Времена, когда он мог приложить к прошению в училище «пятнадцать руб.» (правда, и тогда бог весть как собранные!), миновали без возврата.
Теперь год за годом приходилось, смиряя гордость, признаваться в своей нищете.
«Не имея ровно никакой возможности внести за право учения и желание продолжить курс учения, всепокорнейше просим Совет избавить нас от платы», — хмуро писал старший брат, и младший присоединял свою подпись, даже не проглядывая ненавистной бумаги или второпях не замечая несообразности томительной фразы: «Не имея ровно никакой возможности… и желание продолжить курс учения…»
Спасибо, что добрый канцелярист не придрался, не заставил переписать, не прошелся насчет незнания русского языка! Может, сам хлебнул лиха и угадал за нескладной фразой оскорбленное самолюбие, горечь, желание скорей, хоть как-нибудь «пробормотать» вынужденную просьбу, запинаясь и «проглатывая» слова.
Подписи братьев стояли под прошением рядом, но семьи, собственно, уже не существовало. Каждый отчаянно барахтался в одиночку, не прося другого о помощи, да и почти всегда зная, что тому не слаще.
В училище вообще преобладали дети малоимущих ремесленников и крестьян. Тут бедностью трудно было кого-нибудь удивить. И все же про Левитана ходило, по воспоминаниям Нестерова, много полуфантастических рассказов. А застенчивая скрытность юноши только подзадоривала домыслы любопытствующих.

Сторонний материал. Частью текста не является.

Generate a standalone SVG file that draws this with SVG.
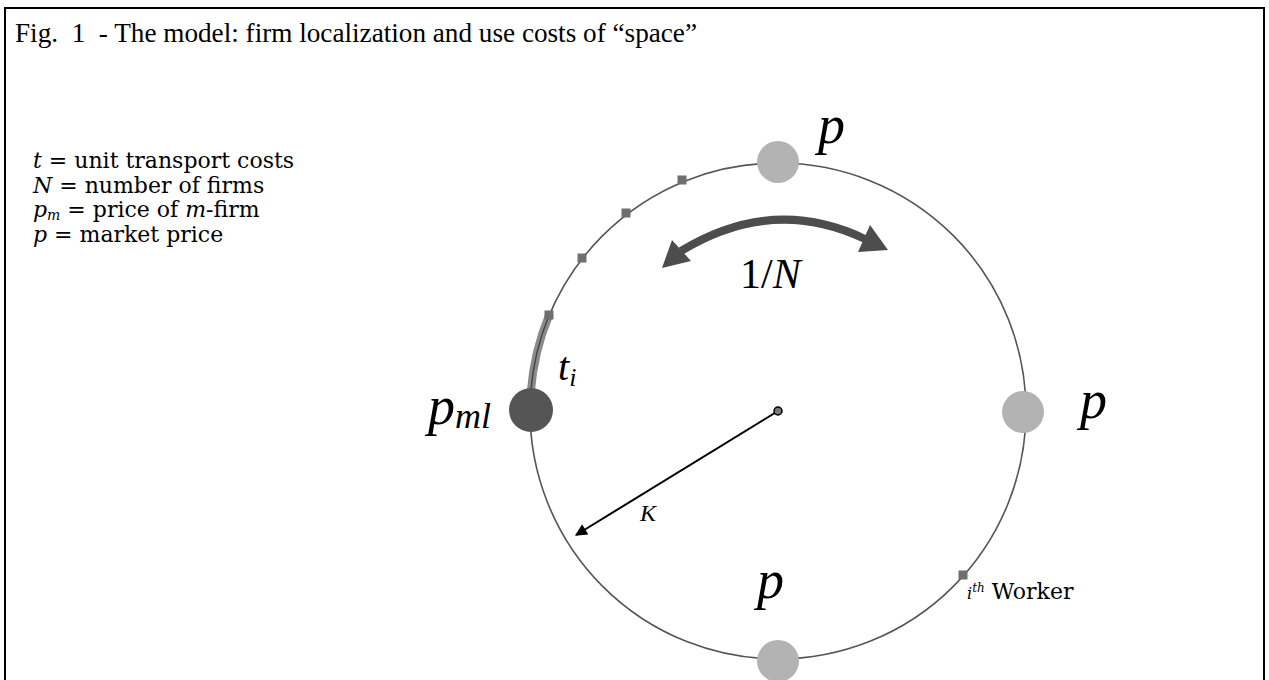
<svg xmlns="http://www.w3.org/2000/svg" width="1269" height="680" viewBox="0 0 1269 680">
<style>
.title{font-family:"Liberation Serif",serif;font-size:26.5px;fill:#000;white-space:pre}
.leg{font-family:"DejaVu Serif","Liberation Serif",serif;font-size:22px;fill:#000}
.it{font-style:italic}
.math{font-family:"Liberation Serif",serif;font-style:italic;fill:#000}
.ring{fill:none;stroke:#555;stroke-width:1.6}
.firm{fill:#b3b3b3}
.sq{fill:#6f6f6f}
</style>
<defs>
<marker id="ah" viewBox="0 0 10 10" refX="9" refY="5" markerWidth="18" markerHeight="12" markerUnits="userSpaceOnUse" orient="auto">
<path d="M0,0 L10,5 L0,10 z" fill="#000"/>
</marker>
</defs>
<rect x="0" y="0" width="1269" height="680" fill="#fff"/>
<rect x="5" y="8" width="1259" height="700" fill="none" stroke="#000" stroke-width="2"/>
<text class="title" x="15" y="42" xml:space="preserve" textLength="682" lengthAdjust="spacingAndGlyphs">Fig.  1  - The model: firm localization and use costs of “space”</text>
<g id="legend">
<text class="leg" x="33" y="168"><tspan class="it">t</tspan> = unit transport costs</text>
<text class="leg" x="33" y="193"><tspan class="it">N</tspan> = number of firms</text>
<text class="leg" x="33" y="217"><tspan class="it">p</tspan><tspan class="it" font-size="14" dy="3">m</tspan><tspan dy="-3"> = price of </tspan><tspan class="it">m</tspan>-firm</text>
<text class="leg" x="33" y="242"><tspan class="it">p</tspan> = market price</text>
</g>
<g id="ring">
<circle class="ring" cx="778" cy="411" r="248"/>
<path d="M549,315.4 A248,248 0 0 0 530.9,391" fill="none" stroke="#8a8a8a" stroke-width="8"/>
<path d="M549,315.4 A248,248 0 0 0 530.9,391" fill="none" stroke="#444" stroke-width="1.4"/>
</g>
<g id="workers">
<rect class="sq" x="677.5" y="175.5" width="9" height="9"/>
<rect class="sq" x="621.5" y="208.5" width="9" height="9"/>
<rect class="sq" x="577.5" y="253.5" width="9" height="9"/>
<rect class="sq" x="544.5" y="310.5" width="9" height="9"/>
<rect class="sq" x="958.5" y="570.5" width="9" height="9"/>
</g>
<g id="connectors">
<path d="M681,251 Q773,195 865,239" fill="none" stroke="#4d4d4d" stroke-width="8"/>
<polygon points="662,268 672,240 691,261" fill="#4d4d4d"/>
<polygon points="888,250 870,225 858,252" fill="#4d4d4d"/>
<line x1="778" y1="411" x2="576" y2="535" stroke="#000" stroke-width="2" marker-end="url(#ah)"/>
</g>
<g id="center"><circle cx="778" cy="411" r="4" fill="#777" stroke="#000" stroke-width="1.5"/></g>
<g id="node-top"><circle class="firm" cx="778" cy="162" r="21"/><text class="math" x="818" y="143" font-size="54">p</text></g>
<g id="node-right"><circle class="firm" cx="1023" cy="412" r="21"/><text class="math" x="1080" y="418" font-size="54">p</text></g>
<g id="node-bottom"><circle class="firm" cx="778" cy="661" r="21"/><text class="math" x="757" y="598" font-size="54">p</text></g>
<g id="node-left"><circle cx="531" cy="410" r="22" fill="#555"/><text class="math" x="428" y="424" font-size="54">p<tspan font-size="36" dy="4">ml</tspan></text></g>
<g id="label-ti"><text class="math" x="558" y="380" font-size="40">t<tspan font-size="26" dy="6">i</tspan></text></g>
<g id="label-N"><text x="740" y="288" font-family="Liberation Serif, serif" font-size="42">1/<tspan font-style="italic">N</tspan></text></g>
<g id="label-K"><text class="math" x="640" y="521" font-size="24">K</text></g>
<g id="label-worker"><text class="leg" x="967" y="599"><tspan class="it" font-size="16">i</tspan><tspan class="it" font-size="12" dy="-7">th</tspan><tspan dy="7"> Worker</tspan></text></g>
</svg>
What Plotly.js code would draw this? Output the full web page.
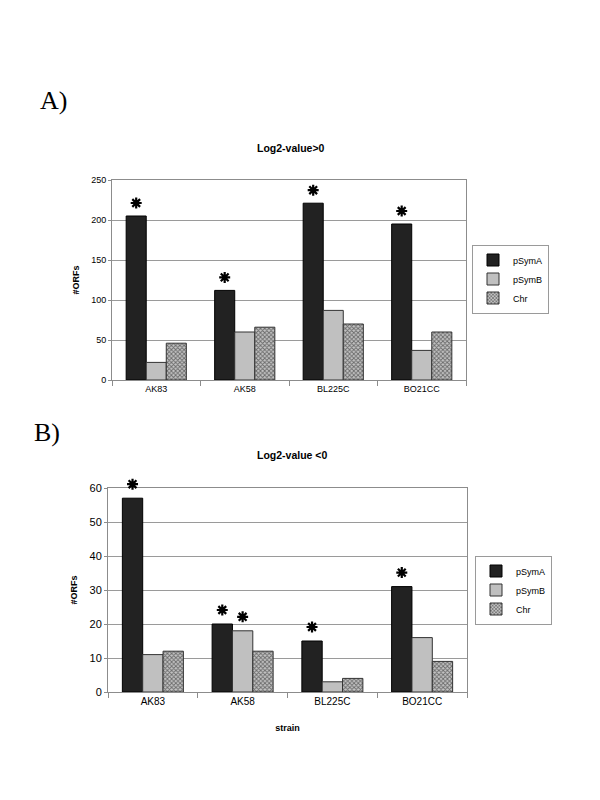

Порой Левитану негде было ночевать, и он прятался в классе за какой-нибудь мольберт, за штору, чтобы не попасться на глаза сторожу, отставному солдату Землянкину. Прозванный «Нечистой силой», хмурый, тот обходил на ночь все здание училища. Если он выигрывал в этой игре «в прятки», то иногда вдруг милостиво брал пойманного к себе в каморку, а чаще с угрюмыми поучениями вел его к выходу.